Nabokov, Vladimir Dmitrievich
Nabokov, Vladimir Dmitrievich
Born in 1869 in Tsarskoe Selo, now Pushkin; died Mar. 28, 1922, in Berlin. Russian criminologist and political figure.
After graduating from the faculty of law at the University of St. Petersburg in 1890, Nabokov served in the chancellery of the State Council. From 1896 to 1904 he was a professor of criminal law in the Jurisprudence College, editor of the bourgeois-liberal legal journals Pravo and Vestnik prava, and a contributor to the journal Osvobozhdenie. Because he defended persons in tsarist courts, he was deprived of his aristocratic title of kammerherr in 1904.
Nabokov took part in the Zemstvo congresses of 1904–05 and in the Union of Liberation.
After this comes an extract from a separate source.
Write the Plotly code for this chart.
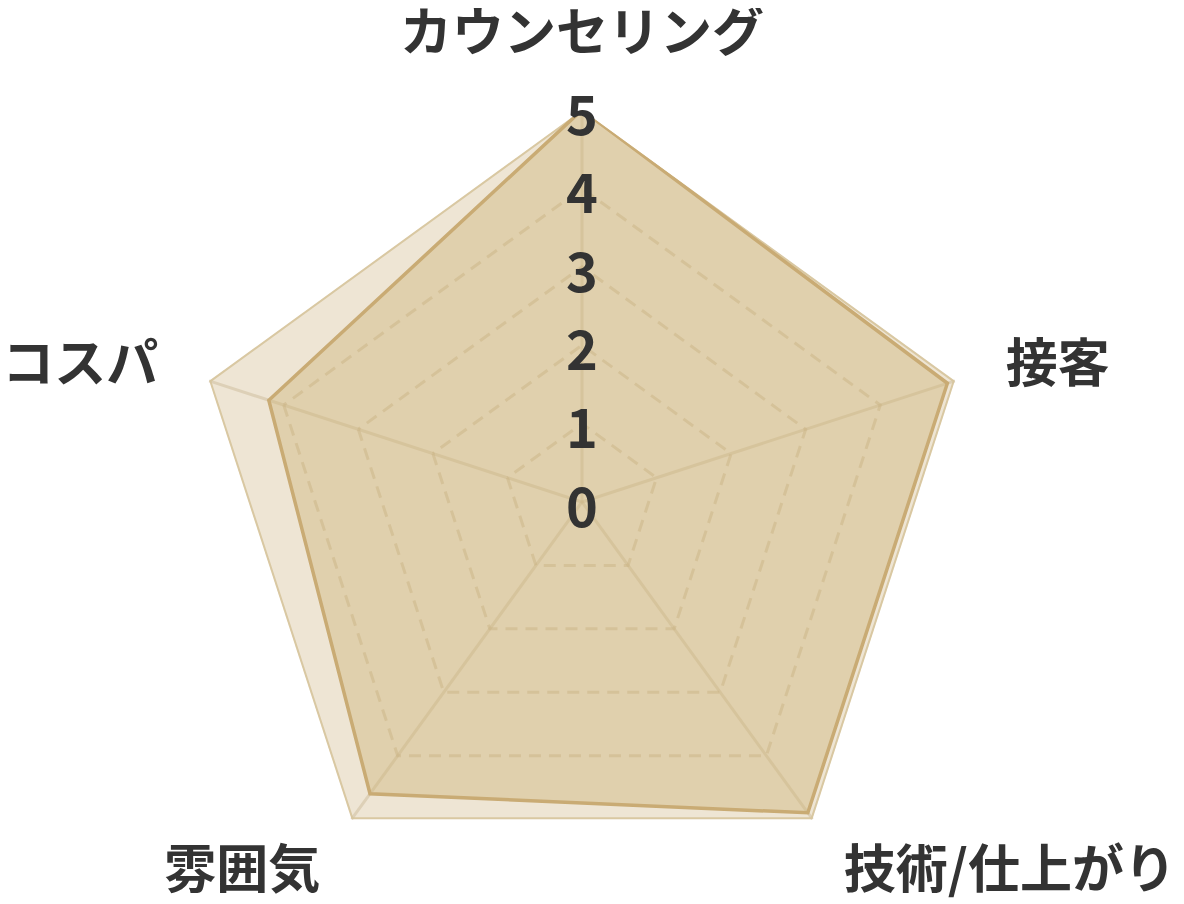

He was one of the founders of the Constitutional Democratic Party (Cadets) and cochairman of its central committee and editor and publisher of its organ, Vestnik partii narodnoi svobody, as well as of the newspaper Rech’. He was a deputy to the First State Duma and a signer of the Vyborg Appeal. Nabokov was brought to trial for his correspondence relating to the Beilis case in 1913.
After the February Revolution of 1917, Nabokov managed the affairs of the bourgeois Provisional Government. After the October Revolution, in accordance with the decree of the Soviet government of November 28 (December 11) regarding leaders of the Cadet Party, he was subject to arrest. In December 1917 he went into hiding in Gaspra, in the Crimea. In 1919 he became minister of justice in the bourgeois nationalist government of the Crimea.
Nabokov, in emigration after 1920, joined the right wing of the Cadet Party. With I. V. Gessen he published the newspaper Rul’ in Berlin. He was killed by a monarchist émigré. Nabokov’s memoirs about the Provisional Government were reprinted in Moscow in 1924.